A big selling point for Brookfield Place South is that it is the only advanced office project with river views.

Tenants with a longer-term horizon could wait for new office developments to proceed at Elizabeth Quay.

Oil and gas giant Chevron is widely rumoured to be evaluating the potential for developing a new Australian headquarters at Elizabeth Quay.

A development of that scale would be welcomed by the state government, which has invested a lot of political capital in Elizabeth Quay.

But for businesses looking to lease office space in the next two to three years, the options are either Brookfield Place South or several other projects located further north.

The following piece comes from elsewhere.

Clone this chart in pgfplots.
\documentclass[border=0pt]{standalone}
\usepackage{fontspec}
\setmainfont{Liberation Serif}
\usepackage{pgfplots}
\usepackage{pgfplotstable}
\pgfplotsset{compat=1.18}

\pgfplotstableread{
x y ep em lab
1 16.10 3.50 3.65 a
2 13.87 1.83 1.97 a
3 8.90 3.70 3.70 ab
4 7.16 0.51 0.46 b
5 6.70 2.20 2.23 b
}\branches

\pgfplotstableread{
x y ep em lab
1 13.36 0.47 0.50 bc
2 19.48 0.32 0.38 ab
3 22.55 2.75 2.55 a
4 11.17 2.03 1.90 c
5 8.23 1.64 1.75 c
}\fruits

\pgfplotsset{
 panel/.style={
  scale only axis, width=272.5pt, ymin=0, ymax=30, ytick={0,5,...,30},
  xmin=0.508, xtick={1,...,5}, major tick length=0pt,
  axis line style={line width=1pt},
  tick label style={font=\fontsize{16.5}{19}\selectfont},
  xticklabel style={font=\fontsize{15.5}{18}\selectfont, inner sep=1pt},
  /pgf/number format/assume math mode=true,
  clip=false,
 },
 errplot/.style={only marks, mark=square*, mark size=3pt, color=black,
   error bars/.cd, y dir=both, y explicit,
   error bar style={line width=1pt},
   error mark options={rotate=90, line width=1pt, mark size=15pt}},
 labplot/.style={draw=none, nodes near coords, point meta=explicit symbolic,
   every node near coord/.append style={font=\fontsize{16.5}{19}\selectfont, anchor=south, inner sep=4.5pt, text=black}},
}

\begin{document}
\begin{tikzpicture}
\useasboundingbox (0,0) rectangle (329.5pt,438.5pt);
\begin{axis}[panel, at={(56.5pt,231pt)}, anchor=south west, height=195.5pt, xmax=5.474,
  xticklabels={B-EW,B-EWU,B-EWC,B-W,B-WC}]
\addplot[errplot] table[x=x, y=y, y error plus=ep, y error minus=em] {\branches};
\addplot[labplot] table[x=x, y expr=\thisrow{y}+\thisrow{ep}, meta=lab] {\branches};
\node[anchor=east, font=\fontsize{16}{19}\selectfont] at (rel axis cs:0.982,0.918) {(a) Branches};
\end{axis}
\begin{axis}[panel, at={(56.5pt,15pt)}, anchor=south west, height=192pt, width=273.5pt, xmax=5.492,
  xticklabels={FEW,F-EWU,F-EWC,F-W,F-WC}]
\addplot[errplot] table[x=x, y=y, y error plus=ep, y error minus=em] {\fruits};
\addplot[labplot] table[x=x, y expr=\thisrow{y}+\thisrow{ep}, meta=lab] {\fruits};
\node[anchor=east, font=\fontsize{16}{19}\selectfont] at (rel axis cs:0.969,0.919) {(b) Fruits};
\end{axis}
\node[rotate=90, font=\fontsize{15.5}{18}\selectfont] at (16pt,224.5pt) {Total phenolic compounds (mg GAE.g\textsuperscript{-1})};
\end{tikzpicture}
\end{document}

The Perth Diocesan Trust is believed to be close to finalising plans for its property at 200 St Georges Terrace, which will include nearly 11,000sqm of office space and 2,000sqm of retail connecting to Hay Street.

The Diocesan Trust is also the developer of the Public Trustees building on Hay Street, which will deliver 7,645sqm of refurbished office space to the market.

Together, these projects would make the trust one of the largest developers in the city.

Another source of competition is Leighton Properties’ Kings Square development, on the site of the former Perth Entertainment Centre.

This campus style development will include up to four buildings, anchored by an 11-storey, 18,000sqm office building.

There is a high degree of certainty around this building proceeding.

Much more speculative is the 30,000sqm office tower Luke Saraceni has been working on at 396 Murray Street.

Diploma Group, which has problems of its own (see Back to basics approach for Diploma rebuild) has often been named as developer and part owner of the Murray Street project, but was in fact the development manager and builder.

The Murray Street project is just up the road from Raine Square, which was Mr Saraceni’s largest project but led to his Westgem group being placed in receivership.

Numerous smaller office buildings will complement the handful of large office developments (see Mid-tier developers add to office supply).